PJ Harvey came on stage half an hour late wearing black boots and a long white dress bound externally with a white corset. Her black hair was rigged to look like two long crow’s wings, or the tails of black Labrador retrievers, flying behind her head—a presentation evoking the bride and the burial shroud, Edgar Allen Poe and a girlish punk adventurer, with a small nod to Star Trek. In contrast, her band seemed like English folkie gentlemen, barely moving during the concert, playing with the restrained formality, as my friend Thad observed, of a classical quartet. A long way from “Meet Ze Monsta”—that driving, sexual, tribal strut from To Bring You My Love.
Harvey has not compromised her innovative, raw, under-produced sound, but some of the energy of the concert was drained by recorded elements. It would have been great if someone had actually played the bugle in “The Glorious Land” or if a choir of Iraqi women had sung in ”England.” No doubt there was no budget for that kind of production, but in a world where Charlie Sheen gets to spew his shallow, narcissistic, misogynistic babble to large audiences, there should have been.
Harvey seemed ambivalent about being on stage. She spoke to the audience solely to thank them before her encore, and it was only during the encore that she introduced her band. The audience was enthusiastic, respectful, adoring.

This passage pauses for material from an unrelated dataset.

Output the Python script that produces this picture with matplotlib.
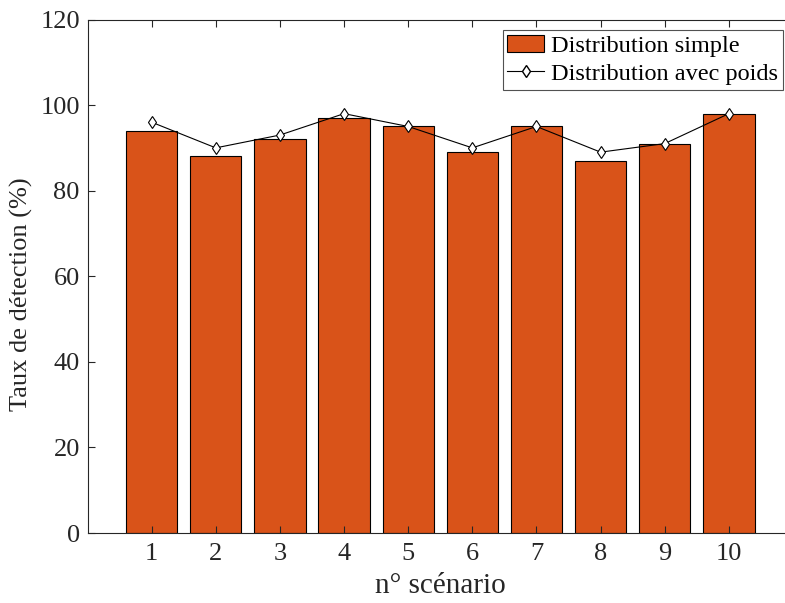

What I love about Harvey is her boldness. I love her concentrated energy, the way her tendons and muscles are taut, hyper-defined attachments to her bones, like springs that may uncoil in surprising, dangerous ways. I love the honesty of her voice and the way she dropkicks the creeping vines of a celebrity persona. I love her face-first journey into mystery, creativity. I love that she wrote Let England Shake, an album about war—guns and men and death—straight up. I love her alt music addition to our civilization’s understanding of war in our species. She has my complete attention.